Cinema: A Tiger in the Reeds

Cinema: A Tiger in the Reeds
One day when he was 17, Marlon Brando took a bottle of hair tonic to
school. When nobody was looking, he dribbled a thin stream of the stuff
down a corridor, into an empty study room, and up the front wall. On
the wall he scrawled, with the almost invisible liquid, a shocking
word. Next period, when the room was full, he set a match to the hair
tonic. Blue flame whooshed through the room, and the handwriting on the
wall that day was nothing short of illuminating. A little more than a decade later, Bad Boy Brando, still something of a
showoff, has pulled the trick again. But this time his wall is a
hundred thousand movie screens, his performance is distinctly more
artistic, and his audience is the popeyed world. Six pictures in four
years—The Men, A Streetcar Named Desire, Viva Zapata!, Julius Caesar,
The Wild One, On the Waterfront—have branded the Brando name and face
blue-hot on the public mind. In a business where money talks, Brando is now being hailed as “a real
drag-'em-in big-tenner like nobody since Clark Gable.” And his pictures
have won loud, critical huzzahs as well as some stentorian box-office
grosses. Last week Brando completed a seventh, Dsire, a film version
of Annemarie Selinko's 1953 bestselling novel, in which he plays
Napoleon. Twentieth Century-Fox boldly predicts that it may take in up
to $10 million. “Two more like Brando,” said one producer, “and
television can crawl back in the tube.” Byron from Brooklyn. One like Brando, as a matter of fact, is more than
Hollywood has been able to handle, or even figure out. The big studios,
which are capable of taking endless pains to exploit either a valuable
property or an eccentric personality, have not yet been able to answer
the basic question: What is Brando, and what does he have that the U.S.

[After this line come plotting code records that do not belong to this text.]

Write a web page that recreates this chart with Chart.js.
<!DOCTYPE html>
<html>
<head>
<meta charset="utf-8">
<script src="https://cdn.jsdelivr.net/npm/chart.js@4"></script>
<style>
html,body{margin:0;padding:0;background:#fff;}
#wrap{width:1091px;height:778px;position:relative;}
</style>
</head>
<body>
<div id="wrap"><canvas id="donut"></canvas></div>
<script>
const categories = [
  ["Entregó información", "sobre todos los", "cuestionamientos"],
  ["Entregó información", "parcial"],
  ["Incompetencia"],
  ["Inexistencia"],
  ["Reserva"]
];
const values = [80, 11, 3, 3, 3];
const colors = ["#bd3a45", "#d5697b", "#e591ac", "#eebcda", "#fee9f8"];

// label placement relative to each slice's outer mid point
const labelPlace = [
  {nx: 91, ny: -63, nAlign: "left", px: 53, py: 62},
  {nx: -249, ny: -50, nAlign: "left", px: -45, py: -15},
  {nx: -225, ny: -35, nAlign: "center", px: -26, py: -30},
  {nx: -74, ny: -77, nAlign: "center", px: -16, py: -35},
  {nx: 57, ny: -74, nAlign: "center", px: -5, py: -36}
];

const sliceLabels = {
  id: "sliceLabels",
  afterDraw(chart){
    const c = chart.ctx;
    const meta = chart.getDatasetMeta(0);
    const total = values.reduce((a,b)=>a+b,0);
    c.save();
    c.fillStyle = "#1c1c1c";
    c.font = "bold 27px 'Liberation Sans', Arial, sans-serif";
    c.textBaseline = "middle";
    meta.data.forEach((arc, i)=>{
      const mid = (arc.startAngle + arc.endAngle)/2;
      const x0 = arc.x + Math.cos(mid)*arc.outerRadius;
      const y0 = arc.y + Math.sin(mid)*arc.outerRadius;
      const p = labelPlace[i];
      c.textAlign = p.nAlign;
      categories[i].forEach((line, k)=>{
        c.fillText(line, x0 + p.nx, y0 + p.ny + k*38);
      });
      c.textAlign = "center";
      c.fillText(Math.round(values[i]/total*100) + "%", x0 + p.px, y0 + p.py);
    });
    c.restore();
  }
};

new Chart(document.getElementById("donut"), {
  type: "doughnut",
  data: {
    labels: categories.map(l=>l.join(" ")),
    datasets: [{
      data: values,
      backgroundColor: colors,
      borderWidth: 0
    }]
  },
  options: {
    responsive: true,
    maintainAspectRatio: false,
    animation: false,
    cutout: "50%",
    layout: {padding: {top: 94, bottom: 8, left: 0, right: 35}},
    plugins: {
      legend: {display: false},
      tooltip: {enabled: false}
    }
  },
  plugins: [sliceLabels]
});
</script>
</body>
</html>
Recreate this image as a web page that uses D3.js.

public seems to want more of? It could hardly be conventional good looks. Brando has a nose that drips
down his face, according to a make-up man, “like melted ice cream” . But then
again, as one fan tried to explain, he does have a kind of “lyric
lunkishness—he looks like a Lord Byron from Brooklyn.” Is sex appeal
his secret? No doubt about it, said one producer: “He's a walking
hormone factory.” An exhibitor, musing about his own business, said:
“He's everybody between 10 and 20 that comes into my theater, and
they're really coming to see themselves. He's the Valentino of the bop
generation, and he's bringing the kids back to the movies.”